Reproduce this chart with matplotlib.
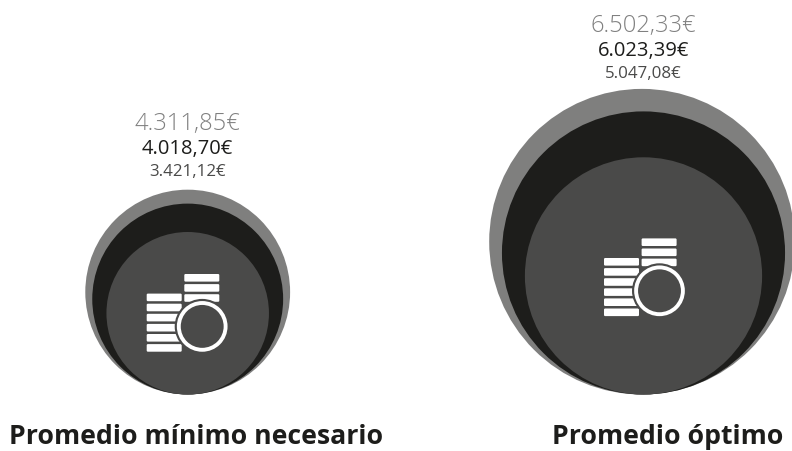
import matplotlib
matplotlib.use("Agg")
import matplotlib.pyplot as plt
from matplotlib.patches import Circle, FancyBboxPatch

categories = ['Promedio mínimo necesario', 'Promedio óptimo']
top_values = [4311.85, 6502.33]
mid_values = [4018.70, 6023.39]
low_values = [3421.12, 5047.08]

# layout, in pixels of the 792x451 picture
center_x = [187.7, 643.5]
outer_shift = [0, -1.5]
label_x = [196.5, 668]
text_shift = [0, 2.5]
bottom_y = 394.5
px_per_euro = [0.02375, 0.0235]
icon_x = [146.7, 604.0]
icon_y = [293.6, 258.0]

plt.rcParams['font.family'] = ['Open Sans', 'DejaVu Sans']


def euro(v):
    s = f'{v:,.2f}'
    return s.replace(',', 'X').replace('.', ',').replace('X', '.') + '€'


def bars(ax, x, y, n):
    for i in range(n):
        ax.add_patch(FancyBboxPatch((x + 1, y + i * 10.1 + 1), 33, 5.6,
                                    boxstyle='round,pad=1,rounding_size=1.2',
                                    fc='white', ec='none', zorder=5))


def coins(ax, x, y, bg):
    bars(ax, x, y, 6)
    bars(ax, x + 37.6, y - 19.6, 3)
    cx, cy = x + 55.5, y + 32.8
    ax.add_patch(Circle((cx, cy), 27.5, fc=bg, ec='none', zorder=6))
    ax.add_patch(Circle((cx, cy), 23.4, fc=bg, ec='white', lw=2.8, zorder=7))


fig = plt.figure(figsize=(7.92, 4.51), dpi=100)
ax = fig.add_axes([0, 0, 1, 1])
ax.set_xlim(0, 792)
ax.set_ylim(451, 0)
ax.axis('off')

for i in range(2):
    r1 = top_values[i] * px_per_euro[i]
    r2 = mid_values[i] * px_per_euro[i]
    r3 = low_values[i] * px_per_euro[i]
    ax.add_patch(Circle((center_x[i] + outer_shift[i], bottom_y - r1), r1, fc='#7f7f7e', ec='none'))
    ax.add_patch(Circle((center_x[i], bottom_y - r2), r2, fc='#1d1d1b', ec='none'))
    ax.add_patch(Circle((center_x[i], bottom_y - r3), r3, fc='#4a4a49', ec='none'))
    coins(ax, icon_x[i], icon_y[i], '#4a4a49')

    top = bottom_y - 2 * r1 + text_shift[i]
    ax.text(center_x[i], top - 59.7, euro(top_values[i]), ha='center', va='baseline',
            fontsize=17.1, color='#808080', fontweight='light')
    ax.text(center_x[i], top - 35.7, euro(mid_values[i]), ha='center', va='baseline',
            fontsize=14.5, color='#1d1d1b', fontweight='medium')
    ax.text(center_x[i], top - 13.7, euro(low_values[i]), ha='center', va='baseline',
            fontsize=12.2, color='#4a4a49')
    ax.text(label_x[i], 444.5, categories[i], ha='center', va='baseline',
            fontsize=19.2, color='#1d1d1b', fontweight='bold')

plt.savefig('out.png', dpi=100)
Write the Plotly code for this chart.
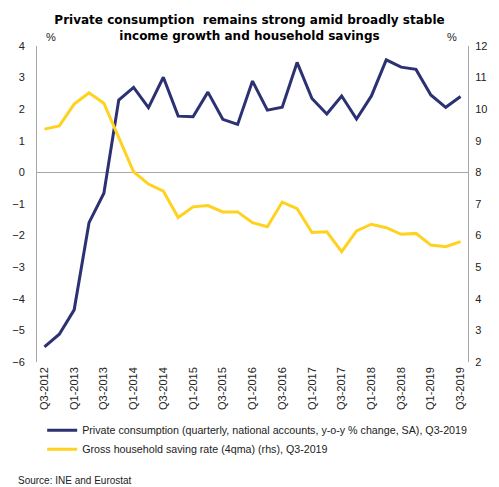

--

§ THE TASK:
Skip every picture and return the lines above from the top through the one that contains "ax.axis('off')".

§ FINAL RESULT:
Reproduce this chart with matplotlib.
import matplotlib
matplotlib.use("Agg")
import matplotlib.pyplot as plt
from matplotlib.patches import Circle, FancyBboxPatch

categories = ['Promedio mínimo necesario', 'Promedio óptimo']
top_values = [4311.85, 6502.33]
mid_values = [4018.70, 6023.39]
low_values = [3421.12, 5047.08]

# layout, in pixels of the 792x451 picture
center_x = [187.7, 643.5]
outer_shift = [0, -1.5]
label_x = [196.5, 668]
text_shift = [0, 2.5]
bottom_y = 394.5
px_per_euro = [0.02375, 0.0235]
icon_x = [146.7, 604.0]
icon_y = [293.6, 258.0]

plt.rcParams['font.family'] = ['Open Sans', 'DejaVu Sans']


def euro(v):
    s = f'{v:,.2f}'
    return s.replace(',', 'X').replace('.', ',').replace('X', '.') + '€'


def bars(ax, x, y, n):
    for i in range(n):
        ax.add_patch(FancyBboxPatch((x + 1, y + i * 10.1 + 1), 33, 5.6,
                                    boxstyle='round,pad=1,rounding_size=1.2',
                                    fc='white', ec='none', zorder=5))


def coins(ax, x, y, bg):
    bars(ax, x, y, 6)
    bars(ax, x + 37.6, y - 19.6, 3)
    cx, cy = x + 55.5, y + 32.8
    ax.add_patch(Circle((cx, cy), 27.5, fc=bg, ec='none', zorder=6))
    ax.add_patch(Circle((cx, cy), 23.4, fc=bg, ec='white', lw=2.8, zorder=7))


fig = plt.figure(figsize=(7.92, 4.51), dpi=100)
ax = fig.add_axes([0, 0, 1, 1])
ax.set_xlim(0, 792)
ax.set_ylim(451, 0)
ax.axis('off')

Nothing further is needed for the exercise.